Superstar Anna Netrebko makes her long-awaited Met role debut as Puccini’s icy princess — seen live in cinemas on May 7. Tenor Yonghoon Lee is the bold prince determined to win Turandot’s love, alongside soprano Ermonela Jaho as the devoted servant Liù legendary bass Ferruccio Furlanetto as the blind king Timur. Marco Armiliato conducts Puccini’s stirring score.
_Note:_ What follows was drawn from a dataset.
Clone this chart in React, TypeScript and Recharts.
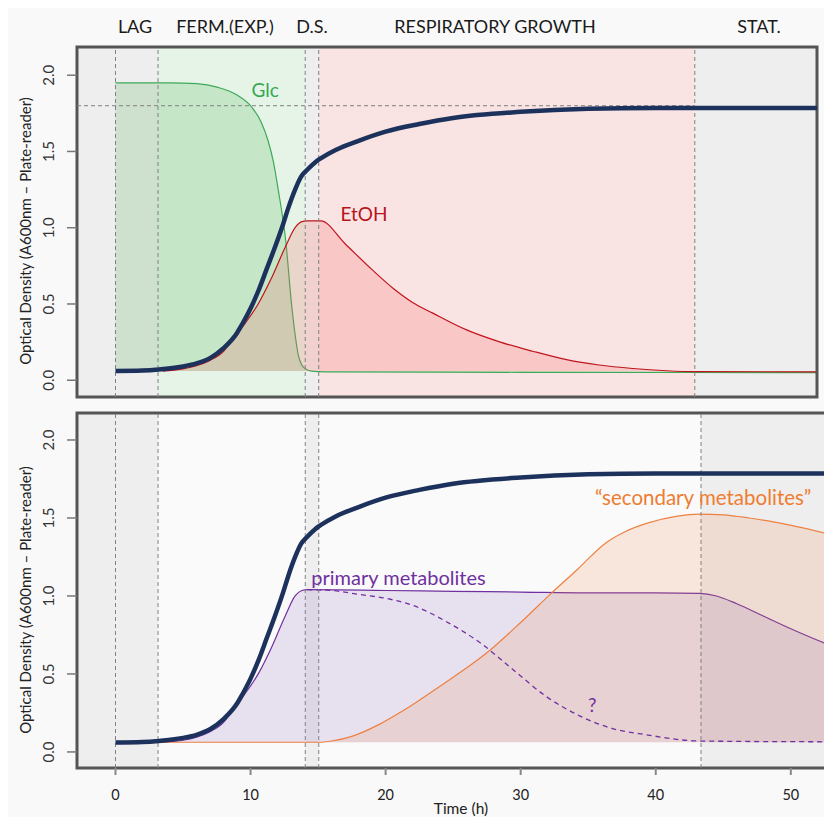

Lucia di Lammermoor (Donizetti)
May 21 – 11:55 a.m.

On May 21, soprano Nadine Sierra takes on one of the repertory’s most formidable and storied roles, the haunted heroine of Lucia di Lammermoor, in an electrifying new staging by in-demand Australian theater and film director Simon Stone, conducted by Riccardo Frizza. Show-stopping tenor Javier Camarena adds to the bel canto fireworks as Lucia’s beloved, Edgardo, with baritone Artur Ruciński as her overbearing brother, Enrico, and bass Matthew Rose as her tutor, Raimondo.



Hamlet (Dean/Jocelyn)
June 4 – 11:55 a.m.

When Australian composer Brett Dean’s Hamlet had its world premiere at the Glyndebourne Festival in 2017, The Guardian declared, “New opera doesn’t often get to sound this good … Shakespeare offers a gauntlet to composers that shouldn’t always be picked up, but Dean’s Hamlet rises to the challenge.” On June 4, this riveting contemporary masterpiece appears live in cinemas, with Neil Armfield, who directed the work’s premiere, bringing his acclaimed staging to the Met stage. Many of the original cast members have followed, including tenor Allan Clayton in the title role. Nicholas Carter makes his Met debut conducting a remarkable ensemble, which also features soprano Brenda Rae as Ophelia, mezzo-soprano Sarah Connolly as Gertrude, baritone Rod Gilfry as Claudius, and legendary bass John Tomlinson as the ghost of Hamlet’s father.